REQUIREMENT →
Copy exactly, and only, the lines below from the first through the one containing "import pandas as pd", both included; pictures are omitted.

= = = =

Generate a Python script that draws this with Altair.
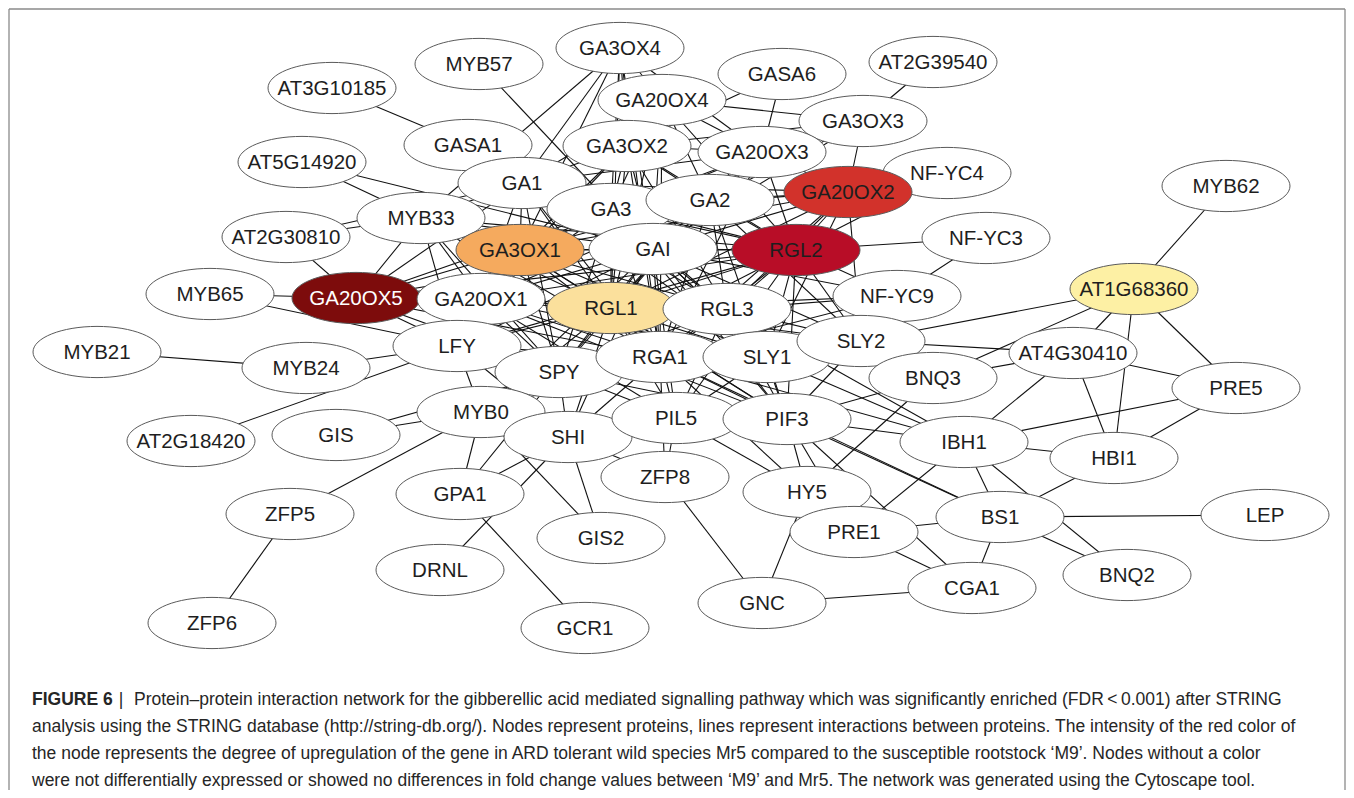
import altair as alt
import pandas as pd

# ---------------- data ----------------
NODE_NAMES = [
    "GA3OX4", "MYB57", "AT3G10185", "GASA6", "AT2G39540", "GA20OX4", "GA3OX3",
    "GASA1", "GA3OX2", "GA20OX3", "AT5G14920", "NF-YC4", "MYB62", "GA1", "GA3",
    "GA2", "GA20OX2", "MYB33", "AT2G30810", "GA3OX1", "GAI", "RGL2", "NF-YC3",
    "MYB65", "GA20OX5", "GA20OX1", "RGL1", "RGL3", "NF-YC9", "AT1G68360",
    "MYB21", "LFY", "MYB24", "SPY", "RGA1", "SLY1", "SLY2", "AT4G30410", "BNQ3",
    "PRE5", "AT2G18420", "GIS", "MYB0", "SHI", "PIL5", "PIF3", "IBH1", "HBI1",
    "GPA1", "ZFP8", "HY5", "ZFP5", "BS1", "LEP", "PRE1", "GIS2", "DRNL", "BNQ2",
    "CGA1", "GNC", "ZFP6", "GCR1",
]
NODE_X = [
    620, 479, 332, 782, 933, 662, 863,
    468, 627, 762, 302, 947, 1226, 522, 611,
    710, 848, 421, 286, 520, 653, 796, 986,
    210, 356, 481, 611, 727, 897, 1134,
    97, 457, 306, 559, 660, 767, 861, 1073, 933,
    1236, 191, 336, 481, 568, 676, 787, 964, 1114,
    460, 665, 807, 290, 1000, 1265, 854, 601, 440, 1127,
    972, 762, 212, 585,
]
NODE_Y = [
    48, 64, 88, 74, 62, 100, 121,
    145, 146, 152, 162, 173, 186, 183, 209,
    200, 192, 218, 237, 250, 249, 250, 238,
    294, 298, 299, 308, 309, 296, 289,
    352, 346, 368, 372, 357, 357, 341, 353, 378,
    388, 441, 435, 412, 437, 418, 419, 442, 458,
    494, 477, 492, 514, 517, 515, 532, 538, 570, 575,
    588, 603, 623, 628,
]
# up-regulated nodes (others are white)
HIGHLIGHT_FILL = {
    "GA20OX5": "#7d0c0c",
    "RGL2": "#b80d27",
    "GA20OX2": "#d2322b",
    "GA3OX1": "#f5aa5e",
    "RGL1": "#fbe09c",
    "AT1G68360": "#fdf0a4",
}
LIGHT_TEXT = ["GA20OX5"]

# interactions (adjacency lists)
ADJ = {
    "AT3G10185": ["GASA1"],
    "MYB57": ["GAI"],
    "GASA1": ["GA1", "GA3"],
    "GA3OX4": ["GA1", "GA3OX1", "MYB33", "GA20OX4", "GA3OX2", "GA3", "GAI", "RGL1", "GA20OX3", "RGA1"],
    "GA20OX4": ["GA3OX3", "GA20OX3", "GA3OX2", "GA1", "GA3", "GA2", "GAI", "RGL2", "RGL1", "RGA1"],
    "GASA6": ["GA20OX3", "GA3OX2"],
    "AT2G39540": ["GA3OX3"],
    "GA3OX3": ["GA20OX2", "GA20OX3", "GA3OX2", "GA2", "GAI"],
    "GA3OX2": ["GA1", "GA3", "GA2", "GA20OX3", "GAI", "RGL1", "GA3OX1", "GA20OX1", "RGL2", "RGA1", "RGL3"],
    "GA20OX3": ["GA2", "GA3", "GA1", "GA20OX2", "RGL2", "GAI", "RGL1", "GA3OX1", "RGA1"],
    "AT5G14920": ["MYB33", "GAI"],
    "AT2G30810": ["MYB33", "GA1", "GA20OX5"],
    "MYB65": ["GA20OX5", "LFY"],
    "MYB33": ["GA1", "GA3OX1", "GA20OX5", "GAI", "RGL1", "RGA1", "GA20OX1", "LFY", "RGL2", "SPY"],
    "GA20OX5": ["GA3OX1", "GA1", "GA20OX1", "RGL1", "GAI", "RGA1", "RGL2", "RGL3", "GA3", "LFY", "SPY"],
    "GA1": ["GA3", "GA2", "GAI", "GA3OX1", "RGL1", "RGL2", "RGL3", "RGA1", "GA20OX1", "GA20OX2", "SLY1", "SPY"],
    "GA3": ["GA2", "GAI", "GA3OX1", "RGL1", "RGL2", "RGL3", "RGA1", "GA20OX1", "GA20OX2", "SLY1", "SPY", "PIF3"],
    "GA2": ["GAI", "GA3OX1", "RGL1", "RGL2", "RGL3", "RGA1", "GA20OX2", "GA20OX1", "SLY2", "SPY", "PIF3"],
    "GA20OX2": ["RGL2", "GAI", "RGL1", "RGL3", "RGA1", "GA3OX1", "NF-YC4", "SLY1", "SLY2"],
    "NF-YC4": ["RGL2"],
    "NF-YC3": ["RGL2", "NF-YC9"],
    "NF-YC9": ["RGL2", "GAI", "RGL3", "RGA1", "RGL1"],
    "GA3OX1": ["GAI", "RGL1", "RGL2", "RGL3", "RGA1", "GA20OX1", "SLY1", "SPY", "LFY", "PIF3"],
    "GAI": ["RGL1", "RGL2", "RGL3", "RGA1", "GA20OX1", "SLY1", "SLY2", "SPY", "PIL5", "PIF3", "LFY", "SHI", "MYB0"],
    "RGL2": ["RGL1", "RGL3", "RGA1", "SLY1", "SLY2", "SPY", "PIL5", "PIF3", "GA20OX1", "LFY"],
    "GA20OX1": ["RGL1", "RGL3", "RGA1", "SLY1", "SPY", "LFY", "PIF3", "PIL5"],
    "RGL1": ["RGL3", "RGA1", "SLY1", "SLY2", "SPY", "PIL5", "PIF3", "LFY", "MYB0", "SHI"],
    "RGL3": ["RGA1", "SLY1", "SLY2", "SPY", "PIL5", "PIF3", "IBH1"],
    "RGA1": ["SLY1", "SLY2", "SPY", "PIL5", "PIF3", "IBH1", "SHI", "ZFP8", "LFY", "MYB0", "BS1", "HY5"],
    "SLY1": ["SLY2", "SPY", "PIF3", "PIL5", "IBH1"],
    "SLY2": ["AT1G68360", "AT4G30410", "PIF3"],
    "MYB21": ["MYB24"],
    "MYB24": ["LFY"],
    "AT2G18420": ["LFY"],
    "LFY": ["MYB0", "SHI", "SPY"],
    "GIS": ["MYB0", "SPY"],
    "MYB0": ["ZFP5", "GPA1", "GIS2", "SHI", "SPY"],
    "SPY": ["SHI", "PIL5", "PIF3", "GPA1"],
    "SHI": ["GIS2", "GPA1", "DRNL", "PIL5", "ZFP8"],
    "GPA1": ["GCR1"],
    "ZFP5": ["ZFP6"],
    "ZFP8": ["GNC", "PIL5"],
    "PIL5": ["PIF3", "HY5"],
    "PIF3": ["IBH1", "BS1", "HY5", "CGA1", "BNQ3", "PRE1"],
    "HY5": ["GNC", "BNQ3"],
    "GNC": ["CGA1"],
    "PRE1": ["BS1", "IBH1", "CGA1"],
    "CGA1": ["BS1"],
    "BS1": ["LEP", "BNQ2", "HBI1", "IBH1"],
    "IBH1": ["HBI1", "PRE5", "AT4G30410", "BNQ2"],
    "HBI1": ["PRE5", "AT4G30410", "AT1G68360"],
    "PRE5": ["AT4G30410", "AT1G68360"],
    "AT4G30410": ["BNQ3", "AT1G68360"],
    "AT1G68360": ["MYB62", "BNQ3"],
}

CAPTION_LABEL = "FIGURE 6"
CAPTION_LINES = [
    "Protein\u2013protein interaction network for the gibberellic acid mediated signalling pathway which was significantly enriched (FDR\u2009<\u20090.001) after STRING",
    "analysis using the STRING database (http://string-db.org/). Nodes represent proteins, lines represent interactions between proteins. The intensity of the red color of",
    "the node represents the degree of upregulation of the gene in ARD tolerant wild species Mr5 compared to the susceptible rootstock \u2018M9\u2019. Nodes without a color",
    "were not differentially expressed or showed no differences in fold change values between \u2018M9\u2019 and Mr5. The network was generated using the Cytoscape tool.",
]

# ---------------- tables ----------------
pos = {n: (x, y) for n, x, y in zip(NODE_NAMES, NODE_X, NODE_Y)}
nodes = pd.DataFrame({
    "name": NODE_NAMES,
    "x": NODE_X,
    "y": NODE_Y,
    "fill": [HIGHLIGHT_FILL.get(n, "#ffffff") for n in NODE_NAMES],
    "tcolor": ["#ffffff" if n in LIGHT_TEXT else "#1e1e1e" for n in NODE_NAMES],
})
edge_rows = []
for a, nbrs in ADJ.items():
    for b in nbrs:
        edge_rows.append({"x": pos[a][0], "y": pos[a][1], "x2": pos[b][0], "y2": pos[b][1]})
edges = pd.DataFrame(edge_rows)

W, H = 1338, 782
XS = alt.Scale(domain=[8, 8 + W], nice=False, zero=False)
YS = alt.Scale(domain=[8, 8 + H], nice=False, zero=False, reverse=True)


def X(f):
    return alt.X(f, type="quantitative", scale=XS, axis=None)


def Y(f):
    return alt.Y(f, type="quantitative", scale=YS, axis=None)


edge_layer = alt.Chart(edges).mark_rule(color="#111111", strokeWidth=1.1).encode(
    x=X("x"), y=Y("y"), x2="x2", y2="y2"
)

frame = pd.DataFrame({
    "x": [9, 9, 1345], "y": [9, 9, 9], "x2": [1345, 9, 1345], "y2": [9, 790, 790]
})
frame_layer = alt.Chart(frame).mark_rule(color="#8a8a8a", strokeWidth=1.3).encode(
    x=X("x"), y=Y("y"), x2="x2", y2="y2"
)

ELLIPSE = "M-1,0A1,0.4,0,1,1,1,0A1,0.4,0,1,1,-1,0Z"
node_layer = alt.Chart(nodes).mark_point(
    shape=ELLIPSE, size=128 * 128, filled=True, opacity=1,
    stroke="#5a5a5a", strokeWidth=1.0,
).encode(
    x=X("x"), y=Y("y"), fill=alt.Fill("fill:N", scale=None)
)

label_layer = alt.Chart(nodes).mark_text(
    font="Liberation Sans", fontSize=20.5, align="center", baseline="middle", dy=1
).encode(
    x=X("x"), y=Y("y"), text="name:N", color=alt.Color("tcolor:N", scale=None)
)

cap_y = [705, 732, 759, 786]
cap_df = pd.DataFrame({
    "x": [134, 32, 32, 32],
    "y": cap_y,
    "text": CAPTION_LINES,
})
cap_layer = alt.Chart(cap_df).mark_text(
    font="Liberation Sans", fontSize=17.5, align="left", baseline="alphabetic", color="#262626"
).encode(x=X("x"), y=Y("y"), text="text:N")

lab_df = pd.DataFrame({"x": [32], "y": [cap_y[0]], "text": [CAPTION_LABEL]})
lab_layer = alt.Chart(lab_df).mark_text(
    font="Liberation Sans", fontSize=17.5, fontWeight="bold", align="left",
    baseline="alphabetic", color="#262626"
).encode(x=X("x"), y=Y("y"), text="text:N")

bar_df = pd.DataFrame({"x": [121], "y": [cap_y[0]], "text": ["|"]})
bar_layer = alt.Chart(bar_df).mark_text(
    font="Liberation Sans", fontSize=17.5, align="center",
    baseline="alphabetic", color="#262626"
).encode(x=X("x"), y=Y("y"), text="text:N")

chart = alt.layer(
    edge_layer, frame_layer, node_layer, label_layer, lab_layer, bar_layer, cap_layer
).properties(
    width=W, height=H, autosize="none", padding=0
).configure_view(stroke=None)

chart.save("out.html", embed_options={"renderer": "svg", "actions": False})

= = = =

ANSWER TO THIS TASK →
Generate a Python script that draws this with Altair.
import altair as alt
import pandas as pd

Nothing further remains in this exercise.